The rescue teams refer to the Red Zone as the period when it becomes physiologically unlikely that survivors would be able to survive without adequate oxygen, water and other-life sustaining elements.

“It is incredibly frustrating and disappointing to possibly be less than 12 metres away from the container, but still potentially many hours away from reaching our target,” said Mike McChesney, CEO of Vantage Goldfields. “Some of the rocks that need to be extracted are more than twice the size of a large off-road vehicle, and have to be carefully drilled and blasted to try and avoid any negative impact on the container and our three colleagues who remain trapped inside of what’s left of that structure.”

Also read: Day 6 of Lily Mine disaster: Challenges hamper rescue operation

The mine is accommodating some 60 loved ones of the missing employees on site, and they are being regularly updated on progress with the search and rescue efforts.

“One cannot even begin to imagine what any survivors must be enduring, and our prayers and rescue efforts continue relentlessly and unceasingly. The support from all stakeholders – government, the union, community, and the loved ones of our three missing colleagues – has been totally humbling,” said McChesney.

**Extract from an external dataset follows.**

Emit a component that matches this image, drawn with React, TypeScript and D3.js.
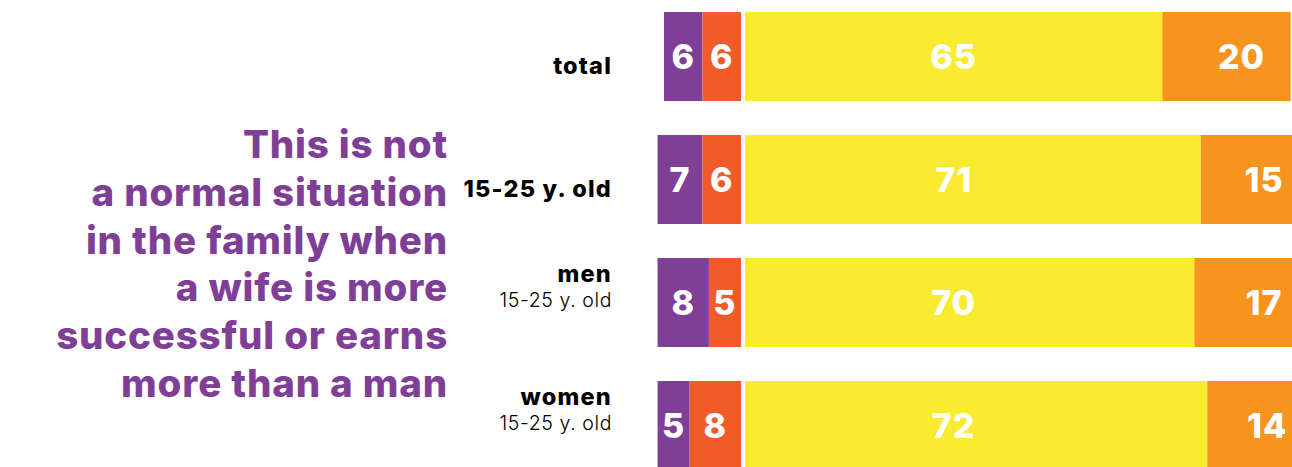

“Our number one priority remains focused on accessing the container, and the rescue teams cannot be praised enough for their unrelenting efforts to clear the huge rock fall under very difficult and dangerous underground conditions,” he said.

The Minister of Mineral Resources, Mr Mosebenzi Zwane, visited the disaster scene on Friday evening, together with other senior government officials and union leadership who remain on the scene. All operations at Lily Mine – which employs more than 650 people – have been suspended in the aftermath of the tragedy.